The event was moderated by Professor R. Michael Cassidy, faculty director of the Rappaport Center for Law and Public Policy, which sponsored the event.
Healey started by saying that gun control is near and dear to her. She ran her first campaign for state attorney general on the issue.
Since taking office in 2015, Healey said she has done much to drive down gun-related violence: sending letters to gun distributors and suppliers to “remind them of the rules of the road;” cracking down on dealers selling or dealing guns illegally; and enforcing existing state laws with regard to guns such as the Glock pistol and the AR-15 assault rifle.
Maura Healy ran her first campaign for Massachusetts AG on the gun control issue and still works to drive down gun-related violence.
O’Malley, in turn, told of passing a litany of stricter measures for fingerprinting and training gun buyers, while also banning certain types of assault rifles and high-capacity magazines. He spoke about the shock of the 2012 school shootings in Newtown, Connecticut, and saying to his gubernatorial staff the morning after: “I’m a little embarrassed that we haven’t taken a run at [gun control] before.”
While the O’Malley administration was getting tougher gun measures on the books in Maryland—both chambers of the Maryland General Assembly were controlled by Democrats inclined to support stricter gun control—the response at the national level was different, he observed. The Obama administration, for example, was largely unsuccessful in its post-Newtown push for more stringent laws because the issue was a non-starter for many Republicans in Congress.

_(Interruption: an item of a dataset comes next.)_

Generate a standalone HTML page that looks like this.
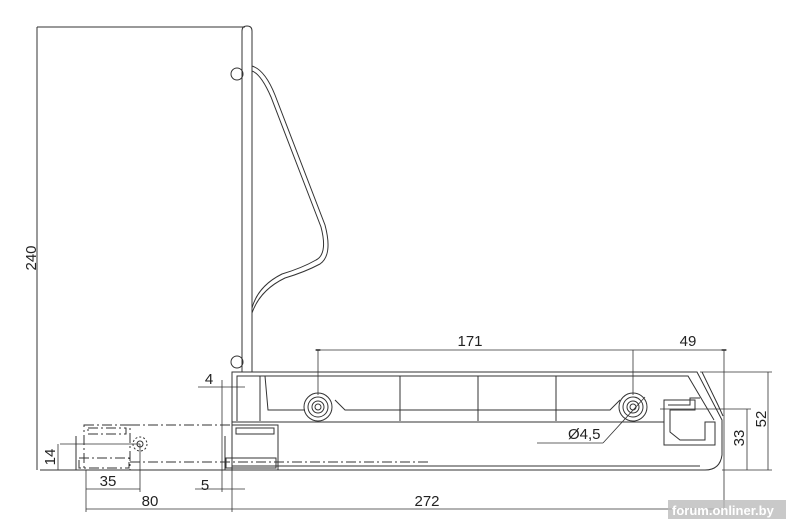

O’Malley drew one crucial distinction that he believed paved the way for his successful firearms safety act in Maryland, which was upheld earlier this year in the Fourth Circuit Court of Appeals in Richmond. He “set a tone of not vilifying the other side in order to get this done. It was really about the dignity of every human person, and taking action,” he said, rather than succumbing to partisanship and ideology. He didn’t trample on hunters’ rights, he explained, and he worked to get the stories, opinions, and advice of state and municipal police forces.
He also sent a letter to every registered hunter in the state, thanked them for preserving Maryland’s hunting traditions, and assured them that despite what the NRA might say, he was not trying to take their guns but rather trying to put forth common sense safety measures.
Healey seemed to share O’Malley’s frustration with the lack of effective measures and stringent enforcement or action by federal and state lawmakers. Such circumstances make it difficult for officials in Massachusetts and Maryland to stymie gun officials. Individuals can buy guns in states that have loose gun laws and then transport them across state lines and deal the guns illegally.
Healey and O’Malley both emphasized that it falls squarely on lawmakers’ and litigators’ shoulders to strive to avoid the “needless, senseless violence and destruction out there”—as O’Malley put it—that accompanies gun violence.